--- start of SOURCE EXCERPT ---
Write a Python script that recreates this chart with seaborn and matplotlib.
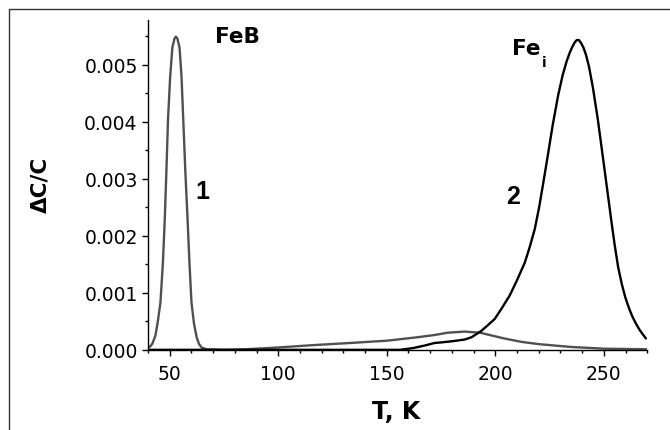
import numpy as np
import pandas as pd
import matplotlib
matplotlib.use("Agg")
import matplotlib.pyplot as plt
from matplotlib.lines import Line2D
from matplotlib.ticker import MultipleLocator, FormatStrFormatter
import seaborn as sns

# Curve 1 (FeB)
t1 = [40, 41, 42, 43.4, 44.5, 45.7, 46.8, 47.7, 48.5, 49.2, 50.2, 51.2, 52.2, 52.8,
      53.5, 54.5, 55.4, 56.2, 57.2, 58.2, 59.1, 60, 61.2, 62.4, 63.5, 64.7, 67, 75,
      85, 99.4, 115, 133, 150, 164, 172, 178, 185.8, 193, 204, 212, 220, 235, 250, 270]
c1 = [0.00004, 0.00006, 0.00011, 0.00025, 0.0005, 0.00083, 0.0015, 0.00229, 0.0032,
      0.00405, 0.0048, 0.0053, 0.00546, 0.00549, 0.00546, 0.0053, 0.0048, 0.00405,
      0.0031, 0.00229, 0.0015, 0.00083, 0.00045, 0.00022, 0.0001, 0.00004, 0.00001,
      0.0, 0.00001, 0.00004, 0.00008, 0.00012, 0.00016, 0.00022, 0.00026, 0.0003,
      0.00032, 0.0003, 0.0002, 0.00014, 0.0001, 0.00005, 0.00002, 0.00001]

# Curve 2 (Fe_i)
t2 = [40, 156, 162, 168, 172, 175, 180, 185.8, 189, 193.5, 196.5, 199.7, 203, 206.6,
      210, 213.6, 216, 218.2, 220.2, 222.3, 224.5, 226.4, 229, 231, 232.8, 234.3,
      235.6, 236.6, 237.5, 238.5, 239.5, 240.6, 241.8, 243.2, 245, 247.2, 249, 250.3,
      251.8, 253.4, 255, 256.6, 258.3, 259.9, 261.6, 263.2, 264.8, 266.5, 268, 269.4]
c2 = [0.0, 0.0, 0.00003, 0.00008, 0.00012, 0.00013, 0.00015, 0.00018, 0.00022,
      0.00033, 0.00043, 0.00054, 0.00073, 0.00095, 0.00122, 0.00153, 0.00182, 0.00212,
      0.0025, 0.00297, 0.00348, 0.00393, 0.00447, 0.00481, 0.00505, 0.00521, 0.00532,
      0.00539, 0.00543, 0.00543, 0.00538, 0.0053, 0.00517, 0.00496, 0.00459, 0.00405,
      0.00354, 0.00317, 0.00274, 0.00228, 0.00184, 0.00145, 0.00115, 0.00092, 0.00073,
      0.00058, 0.00046, 0.00035, 0.00027, 0.0002]

df = pd.concat([
    pd.DataFrame({"T": t1, "dC": c1, "curve": "1"}),
    pd.DataFrame({"T": t2, "dC": c2, "curve": "2"}),
])

sns.set_style("ticks")
plt.rcParams["font.family"] = ["DejaVu Sans"]
plt.rcParams["text.color"] = "black"
plt.rcParams["xtick.color"] = "black"
plt.rcParams["ytick.color"] = "black"
plt.rcParams["axes.labelcolor"] = "black"

fig = plt.figure(figsize=(6.7, 4.31), dpi=100)
ax = fig.add_axes([0.221, 0.186, 0.745, 0.765])

sns.lineplot(data=df, x="T", y="dC", hue="curve", palette={"1": "#505050", "2": "#000000"},
             estimator=None, sort=True, linewidth=1.7, legend=False, ax=ax)

ax.set_xlim(40, 270)
ax.set_ylim(0, 0.00578)
ax.xaxis.set_major_locator(MultipleLocator(50))
ax.xaxis.set_minor_locator(MultipleLocator(10))
ax.yaxis.set_major_locator(MultipleLocator(0.001))
ax.yaxis.set_minor_locator(MultipleLocator(0.0005))
ax.yaxis.set_major_formatter(FormatStrFormatter("%.3f"))
ax.tick_params(which="major", direction="out", length=4, width=1, labelsize=13.5)
ax.tick_params(axis="x", which="major", pad=6)
ax.tick_params(which="minor", direction="out", length=2.5, width=1)
sns.despine(ax=ax)
for s in ["left", "bottom"]:
    ax.spines[s].set_color("black")
    ax.spines[s].set_linewidth(1)

ax.set_xlabel("T, K", fontsize=17, fontweight="bold", va="top")
ax.xaxis.set_label_coords(0.497, -0.1495)
ax.set_ylabel("ΔC/C", fontsize=15.5, fontweight="bold")
ax.yaxis.set_label_coords(-0.196, 0.504)

ax.text(81, 0.0055, "FeB", fontsize=15.5, fontweight="bold", ha="center", va="center")
ax.text(64.8, 0.00278, "1", fontsize=18, fontweight="bold", family="Liberation Sans",
        ha="center", va="center")
ax.text(208.1, 0.00269, "2", fontsize=18, fontweight="bold", family="Liberation Sans",
        ha="center", va="center")
ax.text(207.6, 0.00519, "Fe", fontsize=15.5, fontweight="bold", ha="left", va="baseline")
ax.text(221.6, 0.00497, "i", fontsize=10, fontweight="bold", ha="left", va="baseline")

# outer frame (left and top edges)
fig.add_artist(Line2D([9 / 670, 9 / 670], [0, 1 - 10 / 431], transform=fig.transFigure,
                      color="#333333", linewidth=1))
fig.add_artist(Line2D([9 / 670, 1], [1 - 10 / 431, 1 - 10 / 431], transform=fig.transFigure,
                      color="#333333", linewidth=1))

fig.savefig("out.png", dpi=100)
--- end of SOURCE EXCERPT ---
TASK DETAILS:
In the material above, tally every line with the string "matplotlib" in it, then give that number alone.

EXERCISE OUTPUT:
6